EXERCISE DIRECTIONS: Each line of the listing must be transcribed exactly, except for the images, which should be excluded.

★ ★ ★ ★

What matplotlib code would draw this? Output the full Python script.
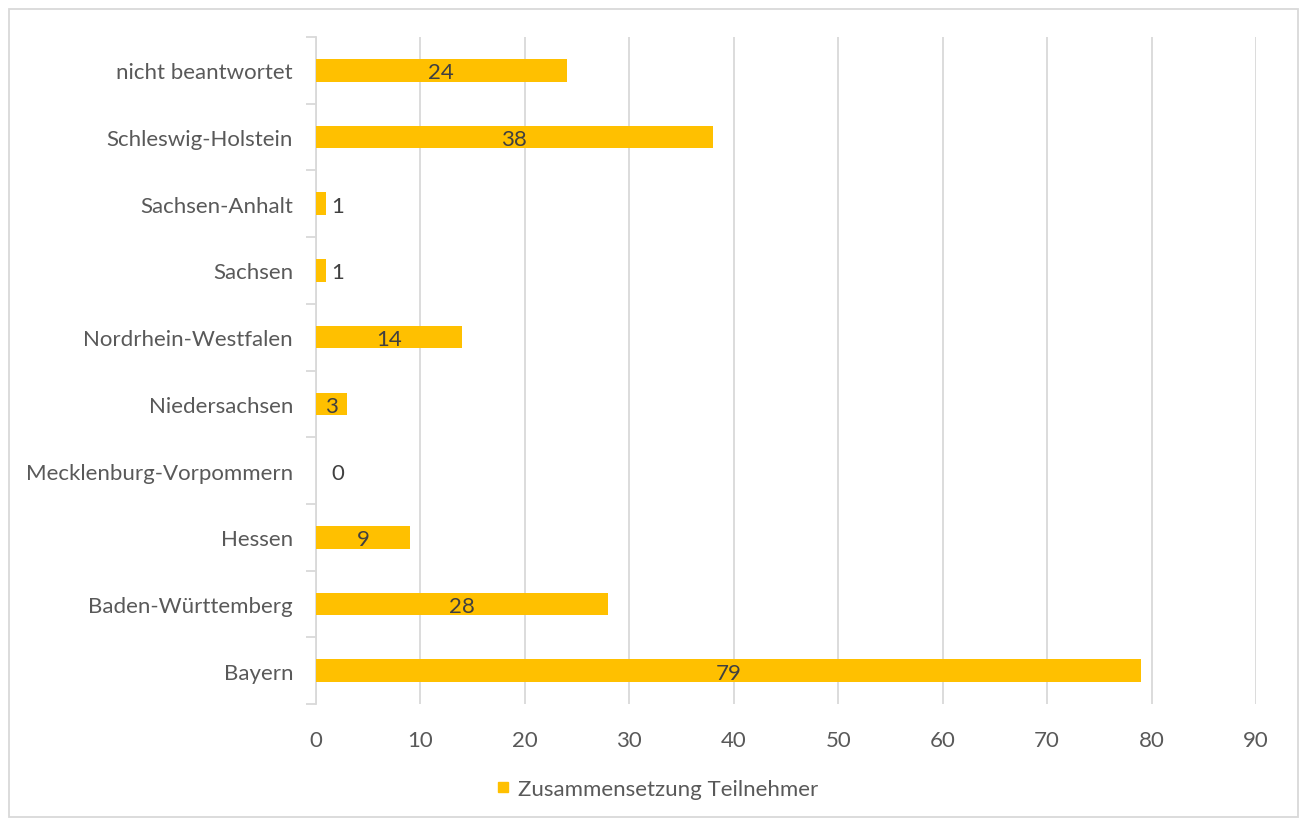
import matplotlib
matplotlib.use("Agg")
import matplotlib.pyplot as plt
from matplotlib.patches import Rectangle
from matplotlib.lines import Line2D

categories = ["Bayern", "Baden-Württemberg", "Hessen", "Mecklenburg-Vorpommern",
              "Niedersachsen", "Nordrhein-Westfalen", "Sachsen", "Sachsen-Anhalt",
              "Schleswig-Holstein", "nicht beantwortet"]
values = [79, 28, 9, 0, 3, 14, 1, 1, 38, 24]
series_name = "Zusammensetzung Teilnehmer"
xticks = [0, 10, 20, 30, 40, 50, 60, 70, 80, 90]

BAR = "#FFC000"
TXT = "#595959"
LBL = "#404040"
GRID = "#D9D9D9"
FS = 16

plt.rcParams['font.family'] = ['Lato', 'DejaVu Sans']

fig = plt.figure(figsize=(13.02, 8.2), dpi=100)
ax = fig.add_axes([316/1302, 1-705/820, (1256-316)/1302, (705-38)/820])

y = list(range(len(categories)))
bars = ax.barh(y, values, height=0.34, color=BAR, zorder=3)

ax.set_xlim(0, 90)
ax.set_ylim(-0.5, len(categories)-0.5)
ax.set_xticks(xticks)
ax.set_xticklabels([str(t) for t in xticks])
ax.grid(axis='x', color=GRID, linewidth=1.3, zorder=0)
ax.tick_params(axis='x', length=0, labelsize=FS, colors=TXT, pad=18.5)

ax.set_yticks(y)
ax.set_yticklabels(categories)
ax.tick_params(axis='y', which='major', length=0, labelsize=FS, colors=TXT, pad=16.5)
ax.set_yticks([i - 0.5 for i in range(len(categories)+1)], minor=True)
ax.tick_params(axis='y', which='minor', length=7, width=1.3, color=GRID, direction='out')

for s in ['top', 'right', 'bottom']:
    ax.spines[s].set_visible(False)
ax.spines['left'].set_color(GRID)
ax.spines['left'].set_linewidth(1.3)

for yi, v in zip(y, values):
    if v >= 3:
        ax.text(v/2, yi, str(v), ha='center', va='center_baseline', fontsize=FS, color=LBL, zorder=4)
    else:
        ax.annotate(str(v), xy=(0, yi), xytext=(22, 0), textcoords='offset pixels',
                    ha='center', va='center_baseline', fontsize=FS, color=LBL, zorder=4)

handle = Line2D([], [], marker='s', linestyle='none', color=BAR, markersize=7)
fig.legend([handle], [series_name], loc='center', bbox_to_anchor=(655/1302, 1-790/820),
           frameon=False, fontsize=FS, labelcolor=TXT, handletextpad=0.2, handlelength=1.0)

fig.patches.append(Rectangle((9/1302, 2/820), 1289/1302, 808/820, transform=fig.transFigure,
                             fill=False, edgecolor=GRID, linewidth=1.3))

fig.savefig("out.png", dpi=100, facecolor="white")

★ ★ ★ ★

RESULT:
What matplotlib code would draw this? Output the full Python script.
import matplotlib
matplotlib.use("Agg")
import matplotlib.pyplot as plt
from matplotlib.patches import Rectangle
from matplotlib.lines import Line2D

categories = ["Bayern", "Baden-Württemberg", "Hessen", "Mecklenburg-Vorpommern",
              "Niedersachsen", "Nordrhein-Westfalen", "Sachsen", "Sachsen-Anhalt",
              "Schleswig-Holstein", "nicht beantwortet"]
values = [79, 28, 9, 0, 3, 14, 1, 1, 38, 24]
series_name = "Zusammensetzung Teilnehmer"
xticks = [0, 10, 20, 30, 40, 50, 60, 70, 80, 90]

BAR = "#FFC000"
TXT = "#595959"
LBL = "#404040"
GRID = "#D9D9D9"
FS = 16

plt.rcParams['font.family'] = ['Lato', 'DejaVu Sans']

fig = plt.figure(figsize=(13.02, 8.2), dpi=100)
ax = fig.add_axes([316/1302, 1-705/820, (1256-316)/1302, (705-38)/820])

y = list(range(len(categories)))
bars = ax.barh(y, values, height=0.34, color=BAR, zorder=3)

ax.set_xlim(0, 90)
ax.set_ylim(-0.5, len(categories)-0.5)
ax.set_xticks(xticks)
ax.set_xticklabels([str(t) for t in xticks])
ax.grid(axis='x', color=GRID, linewidth=1.3, zorder=0)
ax.tick_params(axis='x', length=0, labelsize=FS, colors=TXT, pad=18.5)

ax.set_yticks(y)
ax.set_yticklabels(categories)
ax.tick_params(axis='y', which='major', length=0, labelsize=FS, colors=TXT, pad=16.5)
ax.set_yticks([i - 0.5 for i in range(len(categories)+1)], minor=True)
ax.tick_params(axis='y', which='minor', length=7, width=1.3, color=GRID, direction='out')

for s in ['top', 'right', 'bottom']:
    ax.spines[s].set_visible(False)
ax.spines['left'].set_color(GRID)
ax.spines['left'].set_linewidth(1.3)

for yi, v in zip(y, values):
    if v >= 3:
        ax.text(v/2, yi, str(v), ha='center', va='center_baseline', fontsize=FS, color=LBL, zorder=4)
    else:
        ax.annotate(str(v), xy=(0, yi), xytext=(22, 0), textcoords='offset pixels',
                    ha='center', va='center_baseline', fontsize=FS, color=LBL, zorder=4)

handle = Line2D([], [], marker='s', linestyle='none', color=BAR, markersize=7)
fig.legend([handle], [series_name], loc='center', bbox_to_anchor=(655/1302, 1-790/820),
           frameon=False, fontsize=FS, labelcolor=TXT, handletextpad=0.2, handlelength=1.0)

fig.patches.append(Rectangle((9/1302, 2/820), 1289/1302, 808/820, transform=fig.transFigure,
                             fill=False, edgecolor=GRID, linewidth=1.3))

fig.savefig("out.png", dpi=100, facecolor="white")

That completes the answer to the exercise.